A group of South Florida Web designers and developers have banded together to make local government more efficient and responsive to its citizens.

They’re called Code for Miami, and their inspiration stems in part from a coding workshop held last spring at the University of Miami School of Communication.

“Code for Miami is a kind of Peace Corps for geeks,” said Rebekah Monson, 32, a former Sun Sentinel journalist who is now a student in the inaugural class of the SofC’s MFA in interactive media. She is one of the group’s organizers, along with Web developer Ernie Hsiung.

Monson describes Code for Miami as a civic hacking organization that aims to improve government. The members meet at 7 p.m. on Mondays at the LAB Miami to build open-source web applications for public use. It is affiliated with Code for America, a national civic hacking movement.

Since its inception, Code for Miami has completed five projects and begun work on several others.

One of its most ambitious – which the group hopes to launch in partnership with media organizations in time for the next state legislative session – will allow Floridians to determine the status of a bill in the legislative process.

“The problem we wanted to solve here,” Monson said, “was that as citizens, we often only hear about a bill when it’s close to passing or failing. This tracker will allow us to begin following the bill much earlier.” The program also will contain links that will make it simple for Floridians to contact legislators with their opinions and suggestions. Called Florida Bill Tracker, it was the result of a hackathon project led by group members Rob Davis and Cristina Solana.

The team’s newest project, Dude Where’s My Bike, is a tool to help cyclists report and map bike thefts. An app called Is it Flooding? uses government data to help South Florida drivers determine whether a street has flooded during a rainstorm. Another, called Text My Bus, is designed to allow bus riders who cannot afford a smartphone to find out when their bus is due via SMS.

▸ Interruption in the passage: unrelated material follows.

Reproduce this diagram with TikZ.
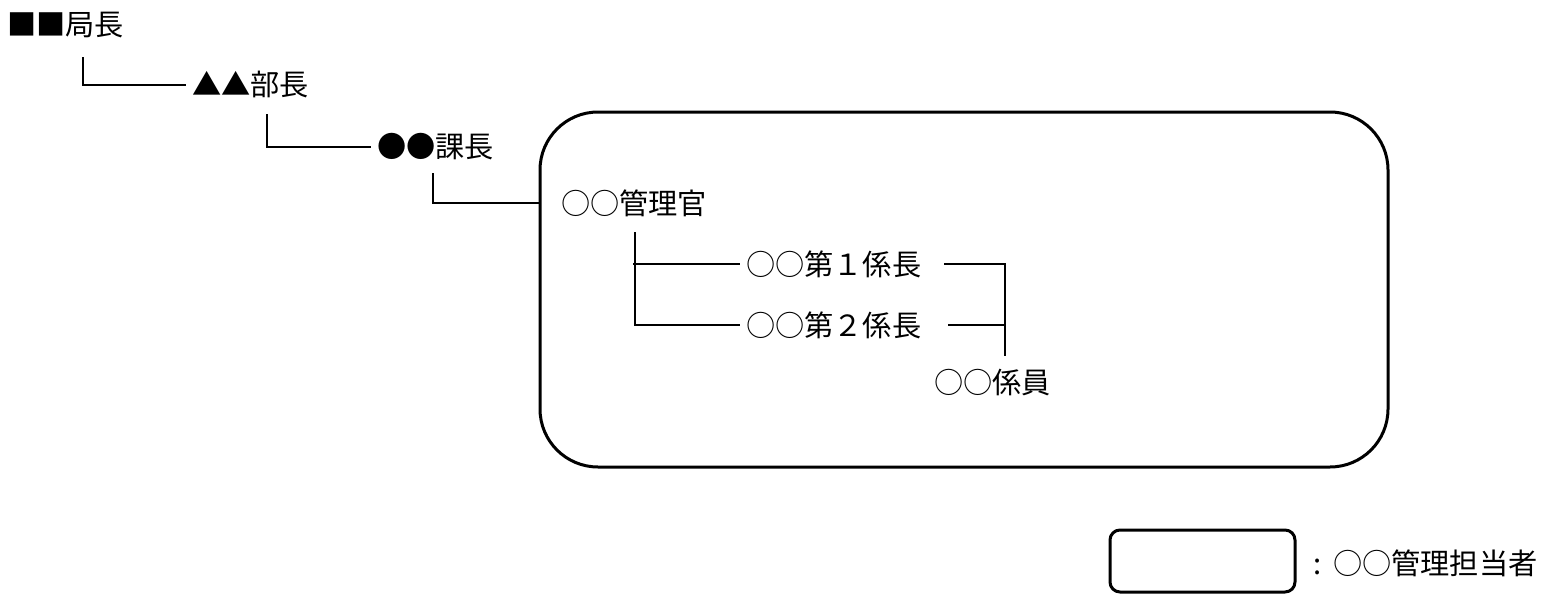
\documentclass[tikz,border=0pt]{standalone}
\usepackage{fontspec}
\setmainfont{Noto Sans CJK JP}
\usetikzlibrary{positioning}
\usetikzlibrary{calc}
\tikzset{
	post/.style={anchor=west, inner sep=0pt, outer xsep=3pt, font=\fontsize{14.6pt}{16pt}\selectfont},
	% frame round the managed unit
	unit/.style={draw, line width=1.5pt, rounded corners=29pt},
	legendbox/.style={draw, line width=1.5pt, rounded corners=5pt, minimum width=92.5pt, minimum height=31pt},
}

\begin{document}
\begin{tikzpicture}[x=0.5pt, y=-0.5pt]
		\useasboundingbox (0,0) rectangle (1548,594);
		
		\node (kyoku) [post] at (1,25) {■■局長};
		
		\node (bucho) [post] at (186,85) {▲▲部長};
		
		\node (kacho) [post] at (371,147) {●●課長};
		
		\node (box) [unit, minimum width=424pt, minimum height=177.5pt] at (964,289.5) {};
		
		\node (kanri) [post] at (555,203) {○○管理官};
		
		\node (kakari1) [post] at (740,264) {○○第１係長};
		
		\node (kakari2) [post] at (740,325) {○○第２係長};
		
		\node (kakariin) [post] at (928,383) {○○係員};
		
		%\node (legend) ...
		\node (legend) [legendbox] at (1202.5,561) {};
		\node (legendtext) [post] at (1307,563) {:\hspace{6pt}○○管理担当者};
		
		\coordinate (kyokuDown) at (83,57);
		\coordinate (buchoDown) at (267,114);
		\coordinate (kachoDown) at (433,173);
		\coordinate (kanriDown) at (635,232);
		\coordinate (kakariUp) at (1005,356);
		
		\begin{scope}[line width=0.75pt, black]
			\draw (kyokuDown) |- (bucho.west);
			\draw (buchoDown) |- (kacho.west);
			\draw (kachoDown) |- (box.west |- kanri.west);
			\draw (kanriDown) |- (kakari2.west);
			\draw ([xshift=-1pt]kanriDown |- kakari1.west) -- (kakari1.west);
			\draw ([xshift=8.5pt]kakari1.east) -| (kakariUp);
			\draw ([xshift=10.5pt]kakari2.east) -- (kakari2.east -| kakariUp);
		\end{scope}
	\end{tikzpicture}
\end{document}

A fifth program, called iam1of.us, uses census data to give users a better understanding of local demographics. Users insert their personal information — age, race, gender, etc. — and the app lets them know how many people match their information in their current ZIP code.

“It’s a fun app,” Monson said. “It’s a contextual tool to help you see what you look like in terms of your community.”  

Code for Miami is one of two organizations that grew out of last spring’s Code With Me seminar, which was led by Miami SofC alumna Miranda Mulligan, now the executive director of Northwestern University’s Knight Lab. The other is Hacks/Hackers Miami, which brings together journalists, designers and developers in a monthly knowledge exchange.

“We want to inspire people who build Web programs to do journalism, and we want journalists to learn to build Web programs,” said Monson, who created Hacks/Hackers Miami with radio journalist Dan Grech.
Hacks/Hackers Miami’s current work is mostly educational, but the group hopes to expand into hosting hackathons and producing tools for journalists.

“We found out that this is the biggest need for Miami,” Monson said. “Many local journalists don’t have the technical literacy they need to work today.”

Hacks/Hackers Miami has about 140 members, many of whom drop in at a weekly, informal “open hack night” at The LAB Miami. The organization also holds formal monthly meetings for workshops on specific technology-related topics.
“We are not a networking group,” Monson said. “If you attend a meeting, you come out with a skill.”

One past session offered overviews on how to use multimedia tools for storytelling, another focused on training to build user-generated maps. The next meeting, to be held at the School of Communication on September 22, will focus on how to do data analysis and power web applications with MySQL, a popular open-source database system that powers many dynamic websites.

Monson, who received her Bachelor’s degree from Louisiana State University, said she became interested in coding soon after she began working in journalism. A visual journalism fellowship at Poynter in St. Petersburg, “back in the Flash days” opened the doors to more online work, she said.

“I saw that most everything I was consuming was online,” she said. “I became interested in how we consume news and how we tell stories through new technology.”